Watch this adorable story, and realize how stupid it is to not like someone because of the color of their skin.
**Next up, I’ve bashed the state of Wisconsin and it’s empty-headed governor, Scott Walker, a bunch on this blog, but today I gotta give it up to state legislature of America’s Dairyland. Some laws, you would think wouldn’t need to be passed, they’d just be, like, natural laws that should be so obvious you don’t need to put them in writing.
But nope, not the case here. Unbelievably, in 2018, it was against the law for children to run lemonade stands for money in Wisconsin. This is not theoretical; in recent years little Jamie and Johnny’s cool, refreshing money-makers were shut down for not having proper permits.

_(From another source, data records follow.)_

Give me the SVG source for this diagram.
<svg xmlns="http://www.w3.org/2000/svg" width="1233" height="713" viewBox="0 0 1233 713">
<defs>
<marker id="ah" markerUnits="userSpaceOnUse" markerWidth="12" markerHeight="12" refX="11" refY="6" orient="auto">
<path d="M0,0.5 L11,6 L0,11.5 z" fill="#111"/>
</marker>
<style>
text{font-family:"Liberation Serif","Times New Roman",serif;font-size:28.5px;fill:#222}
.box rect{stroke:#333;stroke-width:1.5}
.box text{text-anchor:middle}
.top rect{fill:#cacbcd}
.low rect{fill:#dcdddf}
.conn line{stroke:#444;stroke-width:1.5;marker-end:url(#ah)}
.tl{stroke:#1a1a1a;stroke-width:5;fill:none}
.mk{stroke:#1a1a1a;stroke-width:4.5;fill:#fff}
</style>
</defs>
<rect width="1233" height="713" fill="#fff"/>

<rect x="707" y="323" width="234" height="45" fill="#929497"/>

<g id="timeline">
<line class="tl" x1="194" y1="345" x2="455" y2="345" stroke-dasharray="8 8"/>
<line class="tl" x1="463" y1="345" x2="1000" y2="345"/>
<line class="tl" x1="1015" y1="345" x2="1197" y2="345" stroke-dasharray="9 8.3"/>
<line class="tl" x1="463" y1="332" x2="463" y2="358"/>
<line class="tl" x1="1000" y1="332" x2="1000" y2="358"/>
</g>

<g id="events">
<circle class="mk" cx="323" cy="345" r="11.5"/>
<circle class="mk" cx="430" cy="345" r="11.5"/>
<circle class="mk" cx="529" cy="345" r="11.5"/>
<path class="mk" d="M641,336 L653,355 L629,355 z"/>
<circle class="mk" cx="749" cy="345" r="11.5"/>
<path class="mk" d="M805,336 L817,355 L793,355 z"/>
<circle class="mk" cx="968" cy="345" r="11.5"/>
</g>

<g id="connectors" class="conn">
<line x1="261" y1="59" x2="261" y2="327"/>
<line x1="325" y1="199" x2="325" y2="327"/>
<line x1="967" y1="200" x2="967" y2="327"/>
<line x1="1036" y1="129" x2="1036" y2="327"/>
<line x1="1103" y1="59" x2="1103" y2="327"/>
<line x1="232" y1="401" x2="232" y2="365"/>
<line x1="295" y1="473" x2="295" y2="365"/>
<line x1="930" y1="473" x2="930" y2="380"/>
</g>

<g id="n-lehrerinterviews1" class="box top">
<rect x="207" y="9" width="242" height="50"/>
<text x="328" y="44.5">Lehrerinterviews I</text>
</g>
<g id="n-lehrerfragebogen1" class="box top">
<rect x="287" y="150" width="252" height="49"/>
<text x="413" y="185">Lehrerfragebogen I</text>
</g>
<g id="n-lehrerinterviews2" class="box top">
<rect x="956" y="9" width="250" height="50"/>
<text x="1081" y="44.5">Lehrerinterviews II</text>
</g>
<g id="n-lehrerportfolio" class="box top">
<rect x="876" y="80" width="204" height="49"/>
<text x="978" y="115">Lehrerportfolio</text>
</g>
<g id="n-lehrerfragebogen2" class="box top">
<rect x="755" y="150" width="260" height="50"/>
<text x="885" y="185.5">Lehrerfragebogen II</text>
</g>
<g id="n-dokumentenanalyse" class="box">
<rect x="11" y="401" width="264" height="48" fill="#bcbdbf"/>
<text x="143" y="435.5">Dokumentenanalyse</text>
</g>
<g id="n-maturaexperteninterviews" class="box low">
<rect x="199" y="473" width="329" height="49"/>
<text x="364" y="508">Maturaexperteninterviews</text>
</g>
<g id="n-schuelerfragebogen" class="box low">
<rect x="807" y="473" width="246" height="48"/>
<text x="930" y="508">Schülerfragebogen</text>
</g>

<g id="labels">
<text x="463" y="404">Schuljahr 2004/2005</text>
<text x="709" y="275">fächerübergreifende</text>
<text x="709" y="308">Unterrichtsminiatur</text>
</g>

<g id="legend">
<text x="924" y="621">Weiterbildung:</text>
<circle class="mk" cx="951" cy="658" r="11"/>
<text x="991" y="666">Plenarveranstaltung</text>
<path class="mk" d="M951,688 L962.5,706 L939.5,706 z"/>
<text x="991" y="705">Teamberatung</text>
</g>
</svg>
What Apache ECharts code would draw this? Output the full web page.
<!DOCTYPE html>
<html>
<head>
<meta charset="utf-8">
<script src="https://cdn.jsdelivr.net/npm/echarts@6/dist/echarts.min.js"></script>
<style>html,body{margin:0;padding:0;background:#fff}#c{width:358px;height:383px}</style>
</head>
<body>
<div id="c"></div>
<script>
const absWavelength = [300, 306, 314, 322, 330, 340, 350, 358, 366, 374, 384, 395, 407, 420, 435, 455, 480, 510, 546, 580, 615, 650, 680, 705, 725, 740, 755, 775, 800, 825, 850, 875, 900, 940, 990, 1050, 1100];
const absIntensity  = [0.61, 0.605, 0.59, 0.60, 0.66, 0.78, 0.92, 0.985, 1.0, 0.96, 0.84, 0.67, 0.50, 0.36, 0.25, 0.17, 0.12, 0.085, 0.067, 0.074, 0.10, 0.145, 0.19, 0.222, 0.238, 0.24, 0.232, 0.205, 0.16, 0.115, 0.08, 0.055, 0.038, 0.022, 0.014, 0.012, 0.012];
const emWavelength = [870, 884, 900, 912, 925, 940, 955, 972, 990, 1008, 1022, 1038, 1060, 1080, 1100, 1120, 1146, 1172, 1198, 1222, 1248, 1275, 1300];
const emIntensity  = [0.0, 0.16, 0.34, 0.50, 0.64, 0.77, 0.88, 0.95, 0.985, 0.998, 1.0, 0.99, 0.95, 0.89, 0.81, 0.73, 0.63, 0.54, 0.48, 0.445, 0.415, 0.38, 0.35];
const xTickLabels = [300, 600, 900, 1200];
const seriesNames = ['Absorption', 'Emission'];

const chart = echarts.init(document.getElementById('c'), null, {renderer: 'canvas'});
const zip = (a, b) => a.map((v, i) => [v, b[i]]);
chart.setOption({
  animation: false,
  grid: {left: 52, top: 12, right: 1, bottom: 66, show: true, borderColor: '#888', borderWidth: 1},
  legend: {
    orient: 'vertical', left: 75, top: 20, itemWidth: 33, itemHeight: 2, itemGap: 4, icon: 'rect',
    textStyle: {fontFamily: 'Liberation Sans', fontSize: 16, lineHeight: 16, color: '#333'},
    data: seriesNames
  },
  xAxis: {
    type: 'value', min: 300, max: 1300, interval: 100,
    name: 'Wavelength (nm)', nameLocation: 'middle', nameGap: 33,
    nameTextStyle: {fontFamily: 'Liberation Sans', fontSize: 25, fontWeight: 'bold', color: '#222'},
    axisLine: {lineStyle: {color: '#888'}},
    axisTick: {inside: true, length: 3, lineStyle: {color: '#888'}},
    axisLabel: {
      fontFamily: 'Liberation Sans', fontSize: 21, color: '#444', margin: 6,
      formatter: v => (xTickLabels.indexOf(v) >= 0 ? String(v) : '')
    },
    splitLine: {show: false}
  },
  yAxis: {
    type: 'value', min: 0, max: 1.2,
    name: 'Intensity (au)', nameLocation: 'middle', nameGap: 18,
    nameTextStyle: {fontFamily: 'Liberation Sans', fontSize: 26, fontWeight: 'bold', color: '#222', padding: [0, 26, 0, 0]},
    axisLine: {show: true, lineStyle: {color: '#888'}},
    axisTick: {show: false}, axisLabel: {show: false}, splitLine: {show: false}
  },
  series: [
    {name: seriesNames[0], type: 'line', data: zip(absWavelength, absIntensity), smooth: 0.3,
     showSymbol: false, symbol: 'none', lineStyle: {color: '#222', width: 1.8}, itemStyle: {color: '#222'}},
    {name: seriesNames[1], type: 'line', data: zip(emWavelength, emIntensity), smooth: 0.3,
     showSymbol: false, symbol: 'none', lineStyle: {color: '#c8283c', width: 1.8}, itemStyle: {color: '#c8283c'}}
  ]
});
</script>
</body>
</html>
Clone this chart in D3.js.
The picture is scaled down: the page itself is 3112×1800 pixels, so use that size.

I cannot believe there actually needs to be a law allowing kids to have lemonade stands. What are we afraid of, that these kids are using Crystal Light as a gateway drug? That their profits on a 50-cent cup of cool drinks are being used for nefarious means???
Ridiculous that this law has to be passed. But I’m happy it is. Children of Wisconsin, go be entrepreneurs and sell, sell, sell some lemonade!**And finally today, the Las Vegas Golden Knights, a first-year team in the NHL, continue to show they get it, in many ways. Not only are they having amazing success on the ice (they’re in first place in their division) and not only are they by far the most entertaining Twitter feed (during one recent game’s intermission they commissioned a poll asking who had the best hair on 1990s sitcom “Boy Meets World), but they do things right off the ice.
Fed up with grown men harassing players for autographs, they’ve instituted a new policy: Only kids 14 and under are allowed to get autographs.
Very few things are more sad than a 58-year-old dude desperately wielding a Sharpie at a right wing. I hope other franchises do this too, because kids, God bless ’em, are the only ones who really care about getting autographs for the fun of it.